→ Challenge:
Find and return each line containing "drawn".

** START OF Source excerpt **

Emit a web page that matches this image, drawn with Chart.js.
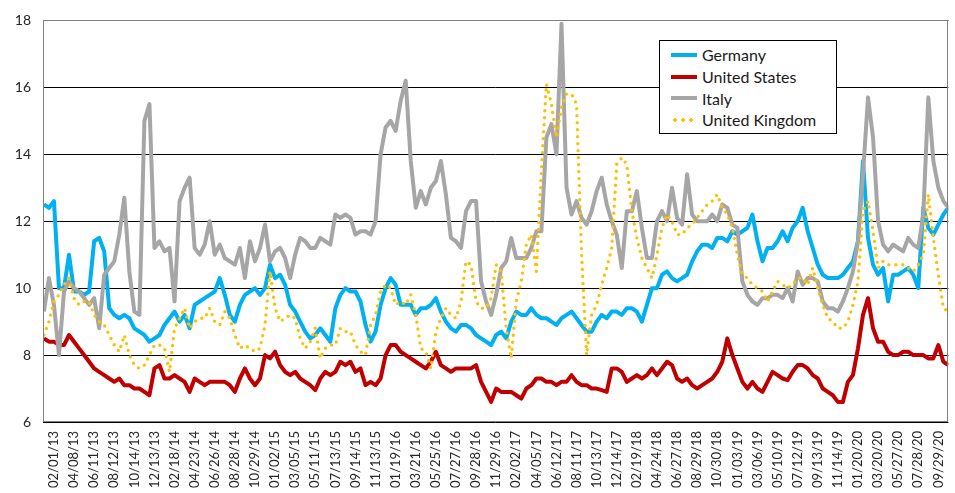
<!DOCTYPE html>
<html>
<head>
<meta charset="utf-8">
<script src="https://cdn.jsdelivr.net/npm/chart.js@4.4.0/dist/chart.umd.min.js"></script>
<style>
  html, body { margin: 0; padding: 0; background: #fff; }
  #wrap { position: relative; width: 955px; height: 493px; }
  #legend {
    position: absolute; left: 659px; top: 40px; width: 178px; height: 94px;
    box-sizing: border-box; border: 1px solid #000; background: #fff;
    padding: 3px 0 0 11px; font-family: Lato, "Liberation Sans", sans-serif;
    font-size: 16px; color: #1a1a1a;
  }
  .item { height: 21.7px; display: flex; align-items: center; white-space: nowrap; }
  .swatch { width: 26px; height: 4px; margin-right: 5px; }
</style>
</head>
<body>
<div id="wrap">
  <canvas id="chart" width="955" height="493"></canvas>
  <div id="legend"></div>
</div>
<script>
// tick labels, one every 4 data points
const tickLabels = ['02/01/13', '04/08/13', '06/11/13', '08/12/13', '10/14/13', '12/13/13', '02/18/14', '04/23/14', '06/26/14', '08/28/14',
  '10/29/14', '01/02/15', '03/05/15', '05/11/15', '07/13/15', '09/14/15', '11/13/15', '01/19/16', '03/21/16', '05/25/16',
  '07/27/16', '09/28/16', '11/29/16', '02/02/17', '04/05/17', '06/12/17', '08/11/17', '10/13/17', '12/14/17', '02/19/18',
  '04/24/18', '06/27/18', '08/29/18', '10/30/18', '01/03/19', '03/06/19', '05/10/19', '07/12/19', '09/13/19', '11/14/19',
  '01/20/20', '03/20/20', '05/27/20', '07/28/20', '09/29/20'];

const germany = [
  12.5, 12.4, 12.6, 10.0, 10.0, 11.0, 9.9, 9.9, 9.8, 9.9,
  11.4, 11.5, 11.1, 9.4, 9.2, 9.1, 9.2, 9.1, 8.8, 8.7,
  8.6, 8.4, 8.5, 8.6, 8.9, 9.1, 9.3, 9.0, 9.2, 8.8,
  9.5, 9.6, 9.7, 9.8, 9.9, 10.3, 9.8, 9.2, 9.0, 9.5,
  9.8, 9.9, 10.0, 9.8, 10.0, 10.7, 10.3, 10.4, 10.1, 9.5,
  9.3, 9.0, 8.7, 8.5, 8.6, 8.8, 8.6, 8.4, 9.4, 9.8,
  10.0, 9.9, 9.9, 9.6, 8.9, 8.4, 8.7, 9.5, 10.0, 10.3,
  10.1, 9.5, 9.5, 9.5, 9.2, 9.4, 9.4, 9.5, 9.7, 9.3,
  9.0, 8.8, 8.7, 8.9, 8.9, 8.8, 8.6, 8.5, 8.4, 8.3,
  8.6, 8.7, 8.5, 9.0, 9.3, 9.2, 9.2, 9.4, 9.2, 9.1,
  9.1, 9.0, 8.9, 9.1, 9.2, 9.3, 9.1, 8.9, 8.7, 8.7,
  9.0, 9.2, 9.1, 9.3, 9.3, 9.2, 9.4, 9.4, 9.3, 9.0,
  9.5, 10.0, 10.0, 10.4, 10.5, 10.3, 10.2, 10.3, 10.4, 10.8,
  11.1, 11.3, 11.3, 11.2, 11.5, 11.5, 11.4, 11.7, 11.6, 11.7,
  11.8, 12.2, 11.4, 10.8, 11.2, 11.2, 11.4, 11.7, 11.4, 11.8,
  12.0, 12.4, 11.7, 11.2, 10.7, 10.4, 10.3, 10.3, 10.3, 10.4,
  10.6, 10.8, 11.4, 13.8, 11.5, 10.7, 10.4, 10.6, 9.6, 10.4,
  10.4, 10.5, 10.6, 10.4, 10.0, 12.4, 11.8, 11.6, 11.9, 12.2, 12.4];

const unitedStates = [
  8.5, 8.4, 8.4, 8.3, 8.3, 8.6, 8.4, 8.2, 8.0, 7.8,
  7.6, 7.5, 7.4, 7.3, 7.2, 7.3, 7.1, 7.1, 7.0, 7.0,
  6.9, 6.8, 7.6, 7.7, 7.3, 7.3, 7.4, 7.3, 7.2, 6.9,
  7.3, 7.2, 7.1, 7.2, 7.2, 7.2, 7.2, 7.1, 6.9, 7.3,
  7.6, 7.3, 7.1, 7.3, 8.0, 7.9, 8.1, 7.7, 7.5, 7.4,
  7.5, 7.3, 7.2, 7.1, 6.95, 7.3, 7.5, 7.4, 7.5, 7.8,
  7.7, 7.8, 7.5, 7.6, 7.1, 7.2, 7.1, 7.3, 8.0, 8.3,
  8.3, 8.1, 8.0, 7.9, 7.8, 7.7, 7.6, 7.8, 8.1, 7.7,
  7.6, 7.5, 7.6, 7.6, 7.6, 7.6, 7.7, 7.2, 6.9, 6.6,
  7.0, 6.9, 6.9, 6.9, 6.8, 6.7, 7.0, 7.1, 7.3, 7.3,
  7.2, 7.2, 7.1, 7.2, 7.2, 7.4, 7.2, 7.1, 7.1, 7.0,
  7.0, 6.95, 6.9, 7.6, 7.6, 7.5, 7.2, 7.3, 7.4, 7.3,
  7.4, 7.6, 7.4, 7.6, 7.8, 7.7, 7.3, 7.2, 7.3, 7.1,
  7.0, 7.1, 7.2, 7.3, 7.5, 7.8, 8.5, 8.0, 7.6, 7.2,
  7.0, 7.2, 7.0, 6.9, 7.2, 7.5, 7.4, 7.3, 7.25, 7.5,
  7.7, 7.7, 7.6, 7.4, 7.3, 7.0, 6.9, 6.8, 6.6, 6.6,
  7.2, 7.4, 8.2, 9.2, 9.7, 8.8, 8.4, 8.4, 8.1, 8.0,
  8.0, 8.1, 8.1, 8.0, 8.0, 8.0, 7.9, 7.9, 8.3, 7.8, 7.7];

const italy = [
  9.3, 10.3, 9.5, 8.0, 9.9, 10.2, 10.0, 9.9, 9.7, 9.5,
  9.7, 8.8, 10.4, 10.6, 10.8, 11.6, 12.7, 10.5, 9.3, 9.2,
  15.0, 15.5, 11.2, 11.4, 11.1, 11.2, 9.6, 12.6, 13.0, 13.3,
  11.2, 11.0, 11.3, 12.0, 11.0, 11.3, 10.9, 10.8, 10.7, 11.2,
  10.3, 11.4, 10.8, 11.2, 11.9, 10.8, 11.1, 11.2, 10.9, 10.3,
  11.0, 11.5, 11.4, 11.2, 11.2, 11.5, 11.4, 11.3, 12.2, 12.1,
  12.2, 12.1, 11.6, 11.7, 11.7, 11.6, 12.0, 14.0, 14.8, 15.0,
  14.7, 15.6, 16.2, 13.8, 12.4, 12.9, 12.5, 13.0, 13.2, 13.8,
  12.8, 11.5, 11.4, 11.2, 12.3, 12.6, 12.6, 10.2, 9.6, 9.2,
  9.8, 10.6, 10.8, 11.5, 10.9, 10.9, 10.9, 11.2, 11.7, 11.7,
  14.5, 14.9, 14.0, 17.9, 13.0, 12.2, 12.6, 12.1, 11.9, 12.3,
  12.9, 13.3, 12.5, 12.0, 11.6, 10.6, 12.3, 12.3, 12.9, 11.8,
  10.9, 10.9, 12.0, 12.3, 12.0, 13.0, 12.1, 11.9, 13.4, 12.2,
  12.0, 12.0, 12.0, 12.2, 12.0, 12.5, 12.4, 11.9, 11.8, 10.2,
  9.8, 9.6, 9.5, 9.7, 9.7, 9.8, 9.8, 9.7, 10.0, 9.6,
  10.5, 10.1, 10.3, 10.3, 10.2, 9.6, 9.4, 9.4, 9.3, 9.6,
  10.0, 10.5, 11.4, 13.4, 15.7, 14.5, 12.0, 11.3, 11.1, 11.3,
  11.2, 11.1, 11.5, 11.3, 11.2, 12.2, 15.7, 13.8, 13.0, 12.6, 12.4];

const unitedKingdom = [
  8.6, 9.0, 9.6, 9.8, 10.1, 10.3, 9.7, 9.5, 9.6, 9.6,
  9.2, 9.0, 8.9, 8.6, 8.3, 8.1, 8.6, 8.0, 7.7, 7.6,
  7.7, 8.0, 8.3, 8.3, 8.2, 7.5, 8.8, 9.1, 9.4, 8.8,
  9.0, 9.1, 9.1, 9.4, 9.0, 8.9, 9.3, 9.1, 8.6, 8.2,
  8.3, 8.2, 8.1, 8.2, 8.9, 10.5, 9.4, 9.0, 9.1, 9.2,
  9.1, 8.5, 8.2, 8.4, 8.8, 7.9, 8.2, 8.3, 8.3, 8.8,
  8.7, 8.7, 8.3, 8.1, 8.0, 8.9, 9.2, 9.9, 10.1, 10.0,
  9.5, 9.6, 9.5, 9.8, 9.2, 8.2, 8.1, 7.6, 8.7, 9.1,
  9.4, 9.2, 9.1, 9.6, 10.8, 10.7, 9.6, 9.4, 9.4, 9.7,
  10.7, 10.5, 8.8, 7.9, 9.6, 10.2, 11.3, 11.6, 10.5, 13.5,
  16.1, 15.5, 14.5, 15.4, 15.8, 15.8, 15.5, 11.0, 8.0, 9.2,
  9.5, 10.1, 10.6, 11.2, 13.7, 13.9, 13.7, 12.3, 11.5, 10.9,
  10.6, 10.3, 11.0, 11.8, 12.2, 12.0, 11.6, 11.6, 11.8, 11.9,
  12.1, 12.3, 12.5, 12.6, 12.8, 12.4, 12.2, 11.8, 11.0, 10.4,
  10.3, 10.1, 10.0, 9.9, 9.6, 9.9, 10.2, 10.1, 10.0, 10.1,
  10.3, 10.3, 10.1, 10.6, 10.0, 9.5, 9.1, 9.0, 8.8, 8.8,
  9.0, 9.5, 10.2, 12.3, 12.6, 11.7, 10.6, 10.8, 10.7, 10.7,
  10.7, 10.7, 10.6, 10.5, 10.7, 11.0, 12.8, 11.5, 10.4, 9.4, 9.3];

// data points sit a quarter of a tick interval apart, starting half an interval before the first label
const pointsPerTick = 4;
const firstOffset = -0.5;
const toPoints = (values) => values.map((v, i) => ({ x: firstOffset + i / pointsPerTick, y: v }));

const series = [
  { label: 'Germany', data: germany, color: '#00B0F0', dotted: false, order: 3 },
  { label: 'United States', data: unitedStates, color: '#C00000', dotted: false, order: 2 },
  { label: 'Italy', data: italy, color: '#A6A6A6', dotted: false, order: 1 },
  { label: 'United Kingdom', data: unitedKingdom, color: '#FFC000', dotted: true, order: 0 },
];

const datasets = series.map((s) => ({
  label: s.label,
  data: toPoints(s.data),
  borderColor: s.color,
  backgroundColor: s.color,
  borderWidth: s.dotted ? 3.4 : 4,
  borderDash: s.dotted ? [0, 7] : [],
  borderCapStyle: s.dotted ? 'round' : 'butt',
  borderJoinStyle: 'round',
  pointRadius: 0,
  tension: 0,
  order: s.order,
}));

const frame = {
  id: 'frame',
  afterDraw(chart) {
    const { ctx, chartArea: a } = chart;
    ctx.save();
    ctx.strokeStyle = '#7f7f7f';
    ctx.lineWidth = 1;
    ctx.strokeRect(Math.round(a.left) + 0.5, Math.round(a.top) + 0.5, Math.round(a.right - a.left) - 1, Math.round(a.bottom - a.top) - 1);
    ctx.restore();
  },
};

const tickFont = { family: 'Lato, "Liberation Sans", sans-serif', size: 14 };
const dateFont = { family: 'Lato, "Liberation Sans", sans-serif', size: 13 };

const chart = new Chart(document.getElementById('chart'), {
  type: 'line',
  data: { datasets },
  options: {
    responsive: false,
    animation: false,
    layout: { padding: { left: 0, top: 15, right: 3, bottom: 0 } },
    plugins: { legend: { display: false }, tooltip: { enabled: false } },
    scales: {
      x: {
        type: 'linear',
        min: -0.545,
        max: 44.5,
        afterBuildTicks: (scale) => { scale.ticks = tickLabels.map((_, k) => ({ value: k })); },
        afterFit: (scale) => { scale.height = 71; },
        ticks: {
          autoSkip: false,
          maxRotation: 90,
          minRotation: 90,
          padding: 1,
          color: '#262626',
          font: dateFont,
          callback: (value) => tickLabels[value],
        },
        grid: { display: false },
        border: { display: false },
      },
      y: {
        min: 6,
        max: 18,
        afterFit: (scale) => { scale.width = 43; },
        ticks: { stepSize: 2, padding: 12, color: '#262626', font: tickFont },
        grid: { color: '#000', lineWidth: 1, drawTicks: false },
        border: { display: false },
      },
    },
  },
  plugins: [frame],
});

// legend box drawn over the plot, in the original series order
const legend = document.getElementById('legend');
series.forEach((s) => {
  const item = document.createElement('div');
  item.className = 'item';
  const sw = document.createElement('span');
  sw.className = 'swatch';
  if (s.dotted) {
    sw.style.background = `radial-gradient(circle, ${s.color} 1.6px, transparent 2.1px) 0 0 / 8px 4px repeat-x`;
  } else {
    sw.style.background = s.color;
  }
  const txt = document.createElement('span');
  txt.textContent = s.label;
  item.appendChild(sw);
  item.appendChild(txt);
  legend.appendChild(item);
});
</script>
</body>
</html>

** END OF Source excerpt **

→ Reply to the exercise:
Emit a web page that matches this image, drawn with Chart.js.
// legend box drawn over the plot, in the original series order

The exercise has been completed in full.